2. The "Real-World" Field Trip
Now, the researchers take this "cheating" Teacher and put it in the real world.
- They attach cameras and markers to the real robot so the Teacher can still use its "X-ray vision" (knowing the object's exact position).
- The Teacher performs the task in real life, collecting data.
- Crucially: While the Teacher is doing the task, a "Student" robot (which only has normal touch sensors, like human skin) is watching. The Student records: "What did the Teacher's brain think was happening?" and "What did my touch sensors feel?"
3. The "Distillation" (The Magic Transfer)
This is the core of the method. The researchers take the data from the field trip and teach the Student to think like the Teacher.
- The Analogy: Imagine the Teacher is a master chef who can taste a soup and know exactly how much salt, pepper, and heat were used (the "privileged" info). The Student is a blindfolded apprentice who can only feel the texture of the soup.

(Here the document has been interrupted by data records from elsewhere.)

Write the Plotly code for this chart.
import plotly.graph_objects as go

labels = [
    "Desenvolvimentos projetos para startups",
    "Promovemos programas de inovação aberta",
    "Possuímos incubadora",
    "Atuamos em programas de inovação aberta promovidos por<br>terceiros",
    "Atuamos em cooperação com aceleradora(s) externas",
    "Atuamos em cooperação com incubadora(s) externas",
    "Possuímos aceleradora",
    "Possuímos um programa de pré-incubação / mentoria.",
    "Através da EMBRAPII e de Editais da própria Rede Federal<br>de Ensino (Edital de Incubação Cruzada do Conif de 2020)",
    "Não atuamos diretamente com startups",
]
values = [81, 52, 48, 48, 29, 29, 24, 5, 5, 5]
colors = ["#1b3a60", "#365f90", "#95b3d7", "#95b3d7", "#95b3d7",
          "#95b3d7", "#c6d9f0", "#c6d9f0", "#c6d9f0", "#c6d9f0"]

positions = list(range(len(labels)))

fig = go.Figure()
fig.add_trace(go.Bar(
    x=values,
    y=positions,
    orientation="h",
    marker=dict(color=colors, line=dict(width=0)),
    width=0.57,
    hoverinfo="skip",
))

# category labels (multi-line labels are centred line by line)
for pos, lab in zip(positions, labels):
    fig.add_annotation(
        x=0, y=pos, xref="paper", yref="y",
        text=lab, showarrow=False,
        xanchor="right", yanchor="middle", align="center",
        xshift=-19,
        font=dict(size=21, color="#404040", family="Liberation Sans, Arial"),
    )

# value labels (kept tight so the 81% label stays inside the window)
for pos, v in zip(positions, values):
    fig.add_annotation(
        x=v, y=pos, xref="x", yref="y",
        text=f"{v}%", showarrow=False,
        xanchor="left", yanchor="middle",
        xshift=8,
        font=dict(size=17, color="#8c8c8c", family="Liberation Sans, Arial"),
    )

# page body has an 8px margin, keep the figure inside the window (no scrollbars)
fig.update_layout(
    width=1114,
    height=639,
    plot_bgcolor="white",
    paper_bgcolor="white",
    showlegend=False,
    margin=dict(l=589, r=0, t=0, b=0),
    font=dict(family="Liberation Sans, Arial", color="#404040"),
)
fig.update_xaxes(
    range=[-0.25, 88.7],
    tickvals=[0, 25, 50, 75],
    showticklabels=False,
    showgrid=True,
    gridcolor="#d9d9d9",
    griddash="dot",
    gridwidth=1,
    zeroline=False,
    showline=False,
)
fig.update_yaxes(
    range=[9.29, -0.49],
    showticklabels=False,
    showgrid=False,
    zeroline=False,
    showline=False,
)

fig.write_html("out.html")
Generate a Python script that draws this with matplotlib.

- Usually, the apprentice can never learn the recipe because they can't taste the ingredients.
- But with PTLD: The master chef tastes the soup, writes down the "flavor profile" (the latent data), and then tells the apprentice, "When you feel this specific texture, it means the soup has this specific flavor profile."
- The apprentice (the Student) learns to map their touch directly to the perfect understanding the Teacher had.
4. The Result: A Robot with "Super-Sense"
Once trained, the Student robot no longer needs the cameras or the "cheat sheet." It can go into the real world, pick up an object, and use its touch sensors alone to figure out exactly what is happening.
Why is this a big deal?
- No More Fake Simulations: They didn't have to build a perfect computer model of how rubber feels or how metal slips. They just used the real world to bridge the gap.
- Better Recovery: If the object starts to slip, the robot doesn't just guess. It "feels" the slip and instantly adjusts its grip, just like a human would.
- The Numbers: In their tests, this method made the robot 57% better at reorienting objects (turning them around in the hand) compared to robots that only used their "muscle memory" (proprioception) without touch. In some rotation tasks, it was 182% better.
Summary
Think of PTLD as a mentorship program:
- The Mentor learns in a perfect world with superpowers.
- The Mentor goes into the real world and records their thoughts while doing the job.
- The Apprentice (who only has basic tools) studies those thoughts and learns to interpret their basic tools as if they had the Mentor's superpowers.
The result is a robot hand that is surprisingly good at handling delicate, complex tasks, all without needing a perfect video game simulation to teach it.